After highschool and a few years in film school, I decided to come to New York and spend a summer with my grandmother, who had been living here since before I was born. Her family is large and all over the world. Won’t get into too many details… I arrived in the city in March of 2005, during the worst blizzard of that winter season, and had to take 2 trains (there was no AirTrain back then), 2 buses and walk from Jay Street to Carroll and Smith Streets in 2 and half feet of snow at 8am, against the wind, dragging a suitcase and a carry on. Fun morning. No wonder I still remember it, vividly. But Brooklyn meant family and grandma was home.
A month after my arrival, I found Manhattan Kayak Company thanks to my mom’s husband. He knew the owner’s dad through the Explorers Club. (Another story for another time). I went on a trip with Eric Stiller, founder and owner of the company, one other man and a woman (regular clients to this day and friends), and my mom’s husband. My mom decided to stay on land. It was a windy, wintery day and the idea of being on the water was just not that inviting. But we went anyway because it was my birthday and this was my present. I instantly fell in love with the Hudson. After that first trip, I shyly asked Eric if he was hiring, to which he replied with enthusiasm, one I will soon learn as so characteristic of him, that I was invited to come and learn the ropes, the routes, the ways and we would find where I’d fit in. So I did. As soon as the season started, I was there every day, taking classes, helping on the dock and in the hole at the back of the barge where we kept the kayaks, and on trips. The trips were the best. Soon, I became an assistant guide, my first ever paying job, one that I would grow into, that would shape my professional and personal life in ways I am just now beginning to understand.
The up and coming Chelsea neighborhood, the Frying Pan and its’ barge became the places where I spent most of my days. The vibe was just electric on that section of the waterfront. There were weird and interesting characters coming out of the barge’s holes and disappearing behind rusty, red walls. The bartenders and staff, the community of paddlers that had organically been growing around the barge: the kayak polo team, the private kayak owners and, of course, MKC. John Krevey had created a Waterworld of sorts, right at the edge of one of the biggest cities on the planet. Back then the Pan was never as busy as it is now, and yet it was buzzing louder. Truly an amazing place to be, and watch it and the city around it, transform over time.

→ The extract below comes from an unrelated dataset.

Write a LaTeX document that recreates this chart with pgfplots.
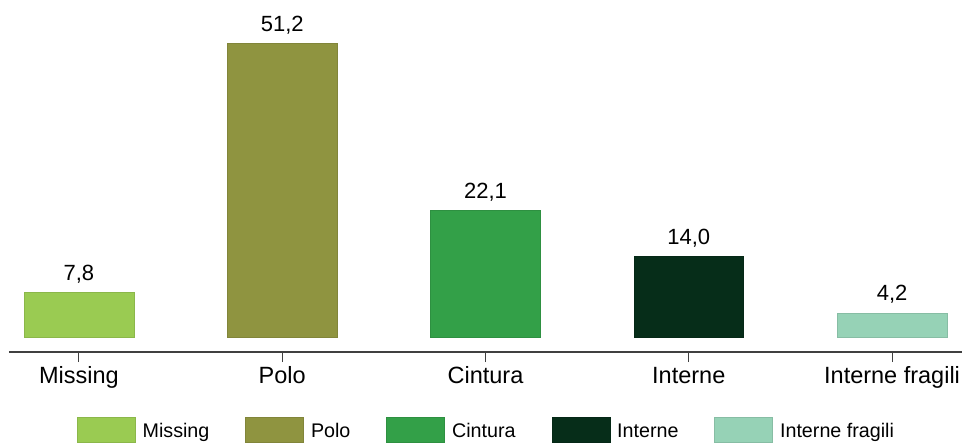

We, ourselves, have also gone through some transformation. Over the past 11 years at MKC, I got to meet a lot of amazing adventurers, paddlers, climbers, endurance athletes, swimmers, runners, yogis. Everyone’s journey so inspiring and motivating. But there were also the suits and desk rats, the non swimmers or hydrophobics, even. Those had the same impact on me. Because their reaction to being on the water, out there, so far from the city and their urban life (yet a few yards away), was that much more intense and joyful and happy. For those of us who are used to the beautiful sunsets, and the rainy clouds and the space, the distance between one shore and the one across the water, how far you can see out in the middle of the river, to us this is normal. Although it’s always beautiful and never taken for granted, it’s far more accessible to me than to the average 9 to 5 new yorker. Spending time with them on the water reminds me of how precious this is and how unfair that some don’t get to work outside and experience this every day. I am grateful to those who have taught me the value of water access, particularly in this city, and that over the years have taught me to appreciate my environment and respect it greatly.
But the New York City skyline can start to feel a bit crowded even from the middle of the bay. Something woke up inside me, wanting to search for other landscapes, places where the sun would set other than between those two buildings in New Jersey or reflections of the sky that would not be found on the glass windows of midtown’s skyscrapers. I wanted new sights, new air, new water, new adventures.
Expeditions are contagious. Eric had gone on one in his early 30’s and wrote a book about it: ‘Keep Australia on your left’. To this day, more than 20 years later, he still has stories to tell that I have not yet heard or read. Two very good friends of mine, Nano and Agustin, have also been on a few insane kayak trips. Nano, who I met in New York (but is from Buenos Aires as well and has a boathouse very near my old rowing club, in fact we paddled out of the same club for a few years but never met), came to NY for 3 consecutive summers and after knowing him now for half a decade now, also still has stories to tell that I haven’t heard. I love listening to their accounts of things that went wrong, moments that define happiness, moments of fear, doubt, love. The human experience. Could be there listening for hours on end.
I wanted to have that to share, too. So I started playing with the thought of going on a trip. Alone. Something not too long and not too far because I was terrified of actually doing this. Long Island met the pre reqs and I thought about it for almost a year. Just there, in my mind, present in thought but not in action. Until April, 2015.
I came back from Buenos Aires, where I spend the cruel northern winters, and started taking some actions towards really going on this trip. It probably started shaping up two weeks before the decided date for leaving. Not more than a week before Day 1, I borrowed gear from a friend and fellow paddler, bought a lot of dry food, a sleeping bag and a really amazing dry bag; Eric got me a drysuit, my family got me a GPS and a solar panel, and it seemed by then that this was actually happening. A few days before leaving, I went to my uncles place, got the GPS ready, mapped out the route, tested the solar panel. Check. Made a lot of paleo granola and now I was ready to go! Gear and food wise, at least.